Extract each line where the string "with" shows up.

━━━━━ Data listing

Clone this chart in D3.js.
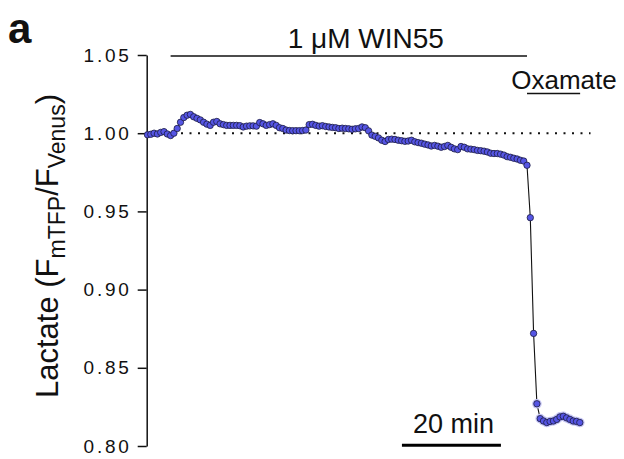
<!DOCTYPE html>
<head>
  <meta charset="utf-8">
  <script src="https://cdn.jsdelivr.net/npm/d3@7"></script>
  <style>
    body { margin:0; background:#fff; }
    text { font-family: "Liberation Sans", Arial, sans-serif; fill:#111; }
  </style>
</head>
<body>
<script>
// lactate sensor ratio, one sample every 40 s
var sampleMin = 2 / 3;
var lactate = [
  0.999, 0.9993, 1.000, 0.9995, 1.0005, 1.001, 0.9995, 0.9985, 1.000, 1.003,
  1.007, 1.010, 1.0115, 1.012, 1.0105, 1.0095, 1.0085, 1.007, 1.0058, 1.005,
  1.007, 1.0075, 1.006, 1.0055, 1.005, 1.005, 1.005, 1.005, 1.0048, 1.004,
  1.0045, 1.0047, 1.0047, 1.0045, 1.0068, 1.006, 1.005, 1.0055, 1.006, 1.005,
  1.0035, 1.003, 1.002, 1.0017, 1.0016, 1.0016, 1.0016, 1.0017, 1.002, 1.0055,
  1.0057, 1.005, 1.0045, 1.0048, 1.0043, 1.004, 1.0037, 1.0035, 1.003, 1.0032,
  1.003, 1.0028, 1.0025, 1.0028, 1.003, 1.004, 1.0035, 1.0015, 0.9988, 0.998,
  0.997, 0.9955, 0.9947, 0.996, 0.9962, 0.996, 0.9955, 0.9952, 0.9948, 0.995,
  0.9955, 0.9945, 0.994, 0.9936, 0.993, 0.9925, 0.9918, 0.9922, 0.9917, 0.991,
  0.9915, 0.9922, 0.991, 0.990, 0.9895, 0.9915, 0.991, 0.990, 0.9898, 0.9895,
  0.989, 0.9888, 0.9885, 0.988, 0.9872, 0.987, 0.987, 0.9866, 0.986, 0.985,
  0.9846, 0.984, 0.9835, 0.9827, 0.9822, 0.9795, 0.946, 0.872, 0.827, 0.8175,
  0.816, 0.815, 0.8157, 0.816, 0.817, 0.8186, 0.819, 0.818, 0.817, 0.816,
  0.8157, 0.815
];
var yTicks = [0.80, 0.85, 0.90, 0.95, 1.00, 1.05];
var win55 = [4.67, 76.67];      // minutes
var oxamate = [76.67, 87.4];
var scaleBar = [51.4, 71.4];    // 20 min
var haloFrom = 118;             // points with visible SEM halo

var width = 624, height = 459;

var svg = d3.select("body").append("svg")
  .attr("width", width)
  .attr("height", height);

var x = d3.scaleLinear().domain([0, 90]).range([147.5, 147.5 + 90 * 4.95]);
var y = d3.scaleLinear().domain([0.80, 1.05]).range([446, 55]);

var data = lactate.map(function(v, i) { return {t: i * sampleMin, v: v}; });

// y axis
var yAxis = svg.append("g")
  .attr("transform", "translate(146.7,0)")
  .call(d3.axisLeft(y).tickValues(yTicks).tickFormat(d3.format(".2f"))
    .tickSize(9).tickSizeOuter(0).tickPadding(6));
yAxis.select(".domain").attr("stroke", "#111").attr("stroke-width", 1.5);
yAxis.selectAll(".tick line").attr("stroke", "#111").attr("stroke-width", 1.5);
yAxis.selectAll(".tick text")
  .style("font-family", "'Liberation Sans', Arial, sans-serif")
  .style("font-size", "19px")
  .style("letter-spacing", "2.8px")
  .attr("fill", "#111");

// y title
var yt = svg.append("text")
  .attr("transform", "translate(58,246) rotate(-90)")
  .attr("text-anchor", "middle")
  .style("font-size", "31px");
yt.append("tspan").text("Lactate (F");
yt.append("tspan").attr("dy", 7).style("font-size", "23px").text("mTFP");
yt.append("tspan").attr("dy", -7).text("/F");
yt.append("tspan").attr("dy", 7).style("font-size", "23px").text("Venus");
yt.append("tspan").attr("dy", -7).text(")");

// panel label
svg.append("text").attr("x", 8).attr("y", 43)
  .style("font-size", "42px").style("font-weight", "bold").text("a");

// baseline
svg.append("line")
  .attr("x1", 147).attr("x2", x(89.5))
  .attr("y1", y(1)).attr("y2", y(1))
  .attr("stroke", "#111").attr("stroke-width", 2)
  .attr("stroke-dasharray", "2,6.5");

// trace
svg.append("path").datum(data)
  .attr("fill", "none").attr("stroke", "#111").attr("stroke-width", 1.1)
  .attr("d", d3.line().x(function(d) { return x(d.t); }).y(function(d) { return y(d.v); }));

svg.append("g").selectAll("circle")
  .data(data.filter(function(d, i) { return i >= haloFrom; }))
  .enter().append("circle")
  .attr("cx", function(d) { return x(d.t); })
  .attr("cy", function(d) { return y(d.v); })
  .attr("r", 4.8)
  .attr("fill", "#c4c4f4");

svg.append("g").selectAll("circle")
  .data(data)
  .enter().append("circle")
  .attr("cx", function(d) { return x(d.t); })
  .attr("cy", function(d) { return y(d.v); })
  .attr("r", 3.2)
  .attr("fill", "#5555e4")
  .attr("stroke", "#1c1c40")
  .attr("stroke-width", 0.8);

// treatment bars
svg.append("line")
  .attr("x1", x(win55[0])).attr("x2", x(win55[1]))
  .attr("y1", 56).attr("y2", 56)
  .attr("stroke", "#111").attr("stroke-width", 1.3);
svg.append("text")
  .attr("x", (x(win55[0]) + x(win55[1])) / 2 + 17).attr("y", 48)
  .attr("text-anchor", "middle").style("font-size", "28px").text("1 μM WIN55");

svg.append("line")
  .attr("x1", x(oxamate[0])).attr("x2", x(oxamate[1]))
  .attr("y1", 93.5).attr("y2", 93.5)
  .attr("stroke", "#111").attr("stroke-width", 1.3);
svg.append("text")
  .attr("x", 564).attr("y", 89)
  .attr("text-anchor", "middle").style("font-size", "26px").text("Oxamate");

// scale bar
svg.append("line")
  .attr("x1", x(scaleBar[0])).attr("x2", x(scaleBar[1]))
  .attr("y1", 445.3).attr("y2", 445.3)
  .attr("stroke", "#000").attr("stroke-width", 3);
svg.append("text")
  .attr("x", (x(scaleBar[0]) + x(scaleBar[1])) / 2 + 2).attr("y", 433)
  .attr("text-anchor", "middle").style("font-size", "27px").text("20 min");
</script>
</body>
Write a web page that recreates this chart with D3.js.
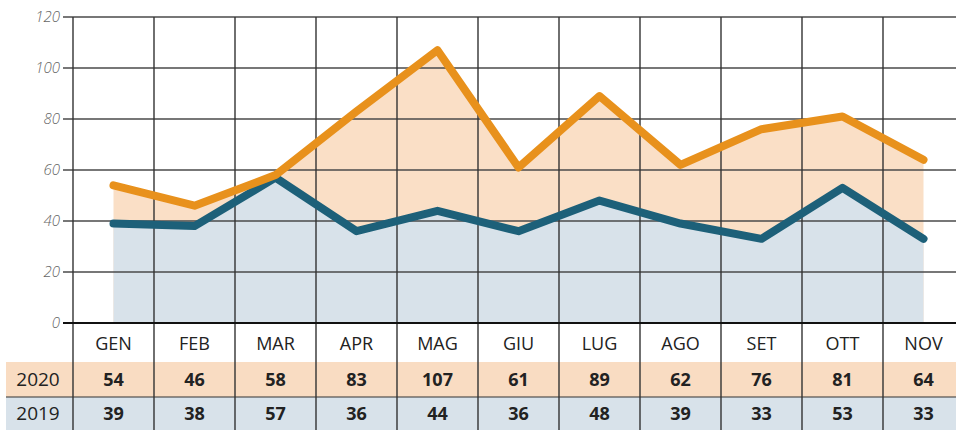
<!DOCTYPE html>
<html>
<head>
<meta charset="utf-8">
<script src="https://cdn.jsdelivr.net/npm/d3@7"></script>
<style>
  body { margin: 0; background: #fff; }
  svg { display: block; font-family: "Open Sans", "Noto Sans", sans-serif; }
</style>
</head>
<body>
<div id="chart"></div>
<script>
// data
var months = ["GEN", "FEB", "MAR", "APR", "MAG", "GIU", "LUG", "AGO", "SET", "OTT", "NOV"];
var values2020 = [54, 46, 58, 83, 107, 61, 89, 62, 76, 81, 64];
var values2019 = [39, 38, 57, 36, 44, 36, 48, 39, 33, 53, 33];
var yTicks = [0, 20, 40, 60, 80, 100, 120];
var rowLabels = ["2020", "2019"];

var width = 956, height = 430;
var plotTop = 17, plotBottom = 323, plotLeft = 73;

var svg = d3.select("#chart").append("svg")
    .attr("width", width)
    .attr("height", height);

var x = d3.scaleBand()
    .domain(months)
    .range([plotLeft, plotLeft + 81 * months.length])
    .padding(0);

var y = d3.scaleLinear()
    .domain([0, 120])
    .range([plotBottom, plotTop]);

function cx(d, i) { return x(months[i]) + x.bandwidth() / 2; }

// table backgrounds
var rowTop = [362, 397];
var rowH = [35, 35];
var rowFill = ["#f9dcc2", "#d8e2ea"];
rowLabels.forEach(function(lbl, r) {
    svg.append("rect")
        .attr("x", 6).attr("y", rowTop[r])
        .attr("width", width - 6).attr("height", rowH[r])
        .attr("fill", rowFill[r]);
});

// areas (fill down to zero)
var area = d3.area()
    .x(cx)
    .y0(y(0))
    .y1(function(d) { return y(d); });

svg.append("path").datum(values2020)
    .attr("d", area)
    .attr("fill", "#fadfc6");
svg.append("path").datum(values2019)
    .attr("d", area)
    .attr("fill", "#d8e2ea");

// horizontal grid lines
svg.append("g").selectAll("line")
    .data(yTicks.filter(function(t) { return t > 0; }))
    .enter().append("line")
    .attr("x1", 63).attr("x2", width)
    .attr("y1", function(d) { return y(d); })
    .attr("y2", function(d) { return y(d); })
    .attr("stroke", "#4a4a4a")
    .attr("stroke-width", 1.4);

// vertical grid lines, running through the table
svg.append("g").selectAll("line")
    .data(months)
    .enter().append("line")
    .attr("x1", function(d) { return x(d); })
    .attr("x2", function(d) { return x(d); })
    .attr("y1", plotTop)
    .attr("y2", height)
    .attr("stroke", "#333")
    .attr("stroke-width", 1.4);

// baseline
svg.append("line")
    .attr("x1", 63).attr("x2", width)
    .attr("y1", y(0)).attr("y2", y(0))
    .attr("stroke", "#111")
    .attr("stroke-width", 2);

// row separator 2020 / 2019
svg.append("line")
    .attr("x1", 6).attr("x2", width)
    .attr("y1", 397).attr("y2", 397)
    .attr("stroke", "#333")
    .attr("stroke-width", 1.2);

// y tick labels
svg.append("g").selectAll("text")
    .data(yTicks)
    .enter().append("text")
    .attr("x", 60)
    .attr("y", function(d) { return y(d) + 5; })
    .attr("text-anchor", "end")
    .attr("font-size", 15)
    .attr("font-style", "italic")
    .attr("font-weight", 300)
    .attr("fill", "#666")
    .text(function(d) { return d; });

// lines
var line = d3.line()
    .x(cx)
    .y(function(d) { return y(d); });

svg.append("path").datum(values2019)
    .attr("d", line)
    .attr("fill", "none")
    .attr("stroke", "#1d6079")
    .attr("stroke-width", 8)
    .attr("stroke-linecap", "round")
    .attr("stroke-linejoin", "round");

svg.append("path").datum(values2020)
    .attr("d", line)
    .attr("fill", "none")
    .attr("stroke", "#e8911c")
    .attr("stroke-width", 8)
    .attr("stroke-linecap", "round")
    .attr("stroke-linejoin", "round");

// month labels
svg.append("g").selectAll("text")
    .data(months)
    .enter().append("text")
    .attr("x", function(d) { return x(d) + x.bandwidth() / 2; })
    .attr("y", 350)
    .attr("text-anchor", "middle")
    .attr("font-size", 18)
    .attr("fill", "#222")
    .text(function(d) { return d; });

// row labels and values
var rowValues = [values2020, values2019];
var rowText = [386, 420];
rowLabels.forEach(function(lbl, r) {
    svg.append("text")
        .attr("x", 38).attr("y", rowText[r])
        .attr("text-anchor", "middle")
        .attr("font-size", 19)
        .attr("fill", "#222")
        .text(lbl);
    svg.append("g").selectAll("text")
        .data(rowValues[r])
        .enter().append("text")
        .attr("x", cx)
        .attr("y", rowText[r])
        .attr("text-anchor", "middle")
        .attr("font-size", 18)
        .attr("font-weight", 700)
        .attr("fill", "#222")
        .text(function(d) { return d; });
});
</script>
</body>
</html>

━━━━━━━━━━

Task solution →
var haloFrom = 118;             // points with visible SEM halo
Write a web page that recreates this chart with D3.js.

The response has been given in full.